● **Work to complete**
Leaving out the pictures, retype all the material exactly.

● **Entries supplied**
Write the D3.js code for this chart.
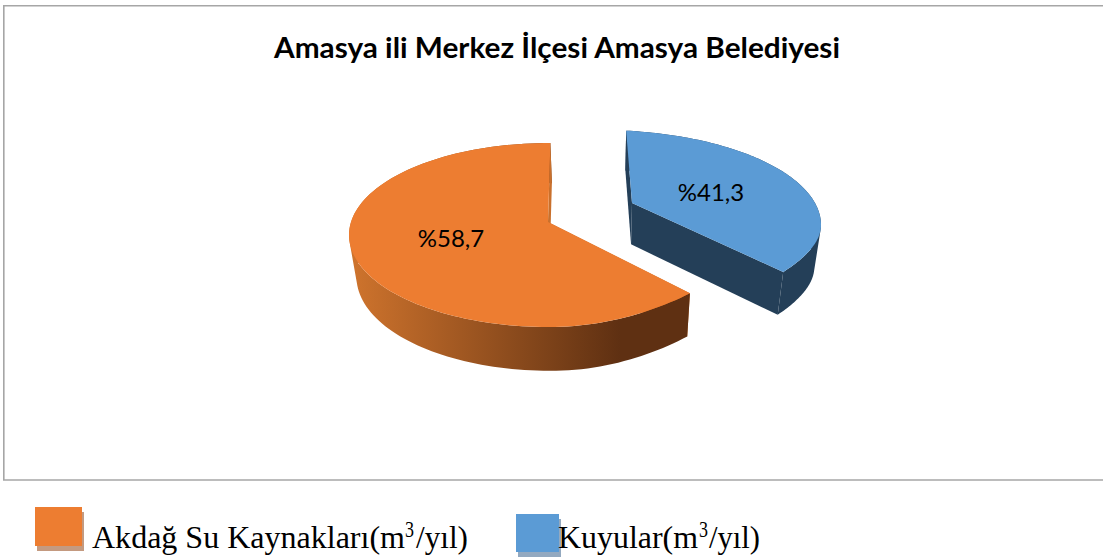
<!DOCTYPE html>
<html><head><meta charset="utf-8">
<script src="https://cdn.jsdelivr.net/npm/d3@7"></script>
<style>html,body{margin:0;padding:0;background:#fff}svg{display:block}</style>
</head><body><div id="c"></div>
<script>
const categories = ["Kuyular", "Akdağ Su Kaynakları"];
const legendLabels = ["Akdağ Su Kaynakları(m", "Kuyular(m"];
const seriesValues = [41.3, 58.7];
const valueLabels = ["%41,3", "%58,7"];
const titleText = "Amasya ili Merkez İlçesi Amasya Belediyesi";

const W = 1103, H = 559;
const svg = d3.select("#c").append("svg").attr("width", W).attr("height", H);
const defs = svg.append("defs");
const grad = defs.append("linearGradient").attr("id", "og").attr("gradientUnits", "userSpaceOnUse")
  .attr("x1", 350).attr("x2", 620).attr("y1", 0).attr("y2", 0);
grad.append("stop").attr("offset", 0).attr("stop-color", "#cf742d");
grad.append("stop").attr("offset", 1).attr("stop-color", "#5f3012");

svg.append("path").attr("d", `M${W},5.8H3.8V480H${W}`)
  .attr("fill", "none").attr("stroke", "#a6a6a6").attr("stroke-width", 1.6);

svg.append("text").attr("x", 557).attr("y", 58).attr("text-anchor", "middle")
  .attr("font-family", "Lato").attr("font-weight", 700).attr("font-size", 28)
  .attr("textLength", 566).attr("lengthAdjust", "spacingAndGlyphs").attr("fill", "#000").text(titleText);

const cum = d3.cumsum(seriesValues);
// each exploded slice: apex, projected rim ellipse and its foreshortened picture-angle scale
const cfg = [
  { ax: 632, ay: 203, cx: 600, cy: 225, rx: 221, ry: 95, warp: 16, top: "#5b9bd5", wall: "#243f58", cut: "#243f58",
    angle: d3.scaleLinear().domain([0, cum[0]]).range([6.8, 124]) },
  { ax: 548, ay: 222, cx: 549, cy: 235, rx: 200, ry: 92, warp: 20, top: "#ed7d31", wall: "url(#og)", cut: "#c9702c",
    angle: d3.scaleLinear().domain([cum[0], cum[1]]).range([135.2, 360.4]) }
];
function project(s, deg) {
  const t = deg * Math.PI / 180, u = Math.sin(t), v = -Math.cos(t);
  const w = (u > 0 && v > 0) ? -s.warp * u * u * v : 0;
  return [s.cx + s.rx * u, s.cy + s.ry * v + w];
}
const lower = ([x, y]) => [x - (x - 600) * 0.03, y + 42 + (y - 235) * 0.02];
const line = d3.line();
const quadPath = (p, q) => {
  const pts = [p, q, lower(q), lower(p)];
  if (d3.polygonArea(pts) < 0) pts.reverse();
  return line(pts) + "Z";
};

seriesValues.forEach((val, i) => {
  const s = cfg[i];
  const [d0, d1] = s.angle.domain();
  const arc = d3.range(0, 121).map(j => project(s, s.angle(d0 + (d1 - d0) * j / 120)));
  const apex = [s.ax, s.ay];
  const g = svg.append("g");
  g.append("path").attr("d", quadPath(apex, arc[0])).attr("fill", s.cut);
  g.append("path").attr("d", d3.pairs(arc).map(([p, q]) => quadPath(p, q)).join("")).attr("fill", s.wall);
  g.append("path").attr("d", quadPath(apex, arc[120])).attr("fill", s.cut);
  g.append("path").attr("d", line([apex, ...arc]) + "Z").attr("fill", s.top);
});

const labelPos = [[711, 192], [451, 238]];
valueLabels.forEach((t, i) => svg.append("text").attr("x", labelPos[i][0]).attr("y", labelPos[i][1])
  .attr("dy", "0.36em").attr("text-anchor", "middle").attr("font-family", "Lato").attr("font-size", 24)
  .attr("fill", "#000").text(t));

const legend = [
  { x: 35, y: 507, w: 47, h: 39, c: "#ed7d31", sh: "#c49a80", tx: 92, tw: 313, supx: 405, tail: 416, tailw: 52 },
  { x: 516, y: 514, w: 43, h: 38, c: "#5b9bd5", sh: "#93a9c0", tx: 558, tw: 140, supx: 699, tail: 709, tailw: 51 }
];
legend.forEach((l, i) => {
  svg.append("rect").attr("x", l.x + 2).attr("y", l.y + 5).attr("width", l.w).attr("height", l.h).attr("fill", l.sh);
  svg.append("rect").attr("x", l.x).attr("y", l.y).attr("width", l.w).attr("height", l.h).attr("fill", l.c);
  const txt = (x, y, size, len, str) => svg.append("text").attr("x", x).attr("y", y)
    .attr("font-family", "Liberation Serif").attr("font-size", size).attr("fill", "#000")
    .attr("textLength", len).attr("lengthAdjust", "spacingAndGlyphs").text(str);
  txt(l.tx, 548, 32, l.tw, legendLabels[i]);
  txt(l.supx, 537, 23, 9, "3");
  txt(l.tail, 548, 32, l.tailw, "/yıl)");
});
</script></body></html>
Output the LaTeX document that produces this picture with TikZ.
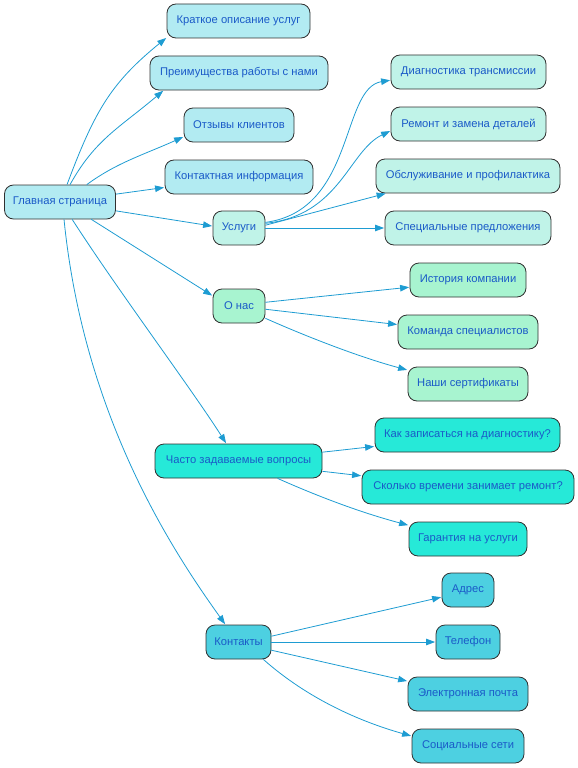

● **Complete output**
Write the D3.js code for this chart.
<!DOCTYPE html>
<html><head><meta charset="utf-8">
<script src="https://cdn.jsdelivr.net/npm/d3@7"></script>
<style>html,body{margin:0;padding:0;background:#fff}svg{display:block}</style>
</head><body><div id="c"></div>
<script>
const categories = ["Kuyular", "Akdağ Su Kaynakları"];
const legendLabels = ["Akdağ Su Kaynakları(m", "Kuyular(m"];
const seriesValues = [41.3, 58.7];
const valueLabels = ["%41,3", "%58,7"];
const titleText = "Amasya ili Merkez İlçesi Amasya Belediyesi";

const W = 1103, H = 559;
const svg = d3.select("#c").append("svg").attr("width", W).attr("height", H);
const defs = svg.append("defs");
const grad = defs.append("linearGradient").attr("id", "og").attr("gradientUnits", "userSpaceOnUse")
  .attr("x1", 350).attr("x2", 620).attr("y1", 0).attr("y2", 0);
grad.append("stop").attr("offset", 0).attr("stop-color", "#cf742d");
grad.append("stop").attr("offset", 1).attr("stop-color", "#5f3012");

svg.append("path").attr("d", `M${W},5.8H3.8V480H${W}`)
  .attr("fill", "none").attr("stroke", "#a6a6a6").attr("stroke-width", 1.6);

svg.append("text").attr("x", 557).attr("y", 58).attr("text-anchor", "middle")
  .attr("font-family", "Lato").attr("font-weight", 700).attr("font-size", 28)
  .attr("textLength", 566).attr("lengthAdjust", "spacingAndGlyphs").attr("fill", "#000").text(titleText);

const cum = d3.cumsum(seriesValues);
// each exploded slice: apex, projected rim ellipse and its foreshortened picture-angle scale
const cfg = [
  { ax: 632, ay: 203, cx: 600, cy: 225, rx: 221, ry: 95, warp: 16, top: "#5b9bd5", wall: "#243f58", cut: "#243f58",
    angle: d3.scaleLinear().domain([0, cum[0]]).range([6.8, 124]) },
  { ax: 548, ay: 222, cx: 549, cy: 235, rx: 200, ry: 92, warp: 20, top: "#ed7d31", wall: "url(#og)", cut: "#c9702c",
    angle: d3.scaleLinear().domain([cum[0], cum[1]]).range([135.2, 360.4]) }
];
function project(s, deg) {
  const t = deg * Math.PI / 180, u = Math.sin(t), v = -Math.cos(t);
  const w = (u > 0 && v > 0) ? -s.warp * u * u * v : 0;
  return [s.cx + s.rx * u, s.cy + s.ry * v + w];
}
const lower = ([x, y]) => [x - (x - 600) * 0.03, y + 42 + (y - 235) * 0.02];
const line = d3.line();
const quadPath = (p, q) => {
  const pts = [p, q, lower(q), lower(p)];
  if (d3.polygonArea(pts) < 0) pts.reverse();
  return line(pts) + "Z";
};

seriesValues.forEach((val, i) => {
  const s = cfg[i];
  const [d0, d1] = s.angle.domain();
  const arc = d3.range(0, 121).map(j => project(s, s.angle(d0 + (d1 - d0) * j / 120)));
  const apex = [s.ax, s.ay];
  const g = svg.append("g");
  g.append("path").attr("d", quadPath(apex, arc[0])).attr("fill", s.cut);
  g.append("path").attr("d", d3.pairs(arc).map(([p, q]) => quadPath(p, q)).join("")).attr("fill", s.wall);
  g.append("path").attr("d", quadPath(apex, arc[120])).attr("fill", s.cut);
  g.append("path").attr("d", line([apex, ...arc]) + "Z").attr("fill", s.top);
});

const labelPos = [[711, 192], [451, 238]];
valueLabels.forEach((t, i) => svg.append("text").attr("x", labelPos[i][0]).attr("y", labelPos[i][1])
  .attr("dy", "0.36em").attr("text-anchor", "middle").attr("font-family", "Lato").attr("font-size", 24)
  .attr("fill", "#000").text(t));

const legend = [
  { x: 35, y: 507, w: 47, h: 39, c: "#ed7d31", sh: "#c49a80", tx: 92, tw: 313, supx: 405, tail: 416, tailw: 52 },
  { x: 516, y: 514, w: 43, h: 38, c: "#5b9bd5", sh: "#93a9c0", tx: 558, tw: 140, supx: 699, tail: 709, tailw: 51 }
];
legend.forEach((l, i) => {
  svg.append("rect").attr("x", l.x + 2).attr("y", l.y + 5).attr("width", l.w).attr("height", l.h).attr("fill", l.sh);
  svg.append("rect").attr("x", l.x).attr("y", l.y).attr("width", l.w).attr("height", l.h).attr("fill", l.c);
  const txt = (x, y, size, len, str) => svg.append("text").attr("x", x).attr("y", y)
    .attr("font-family", "Liberation Serif").attr("font-size", size).attr("fill", "#000")
    .attr("textLength", len).attr("lengthAdjust", "spacingAndGlyphs").text(str);
  txt(l.tx, 548, 32, l.tw, legendLabels[i]);
  txt(l.supx, 537, 23, 9, "3");
  txt(l.tail, 548, 32, l.tailw, "/yıl)");
});
</script></body></html>
Output the LaTeX document that produces this picture with TikZ.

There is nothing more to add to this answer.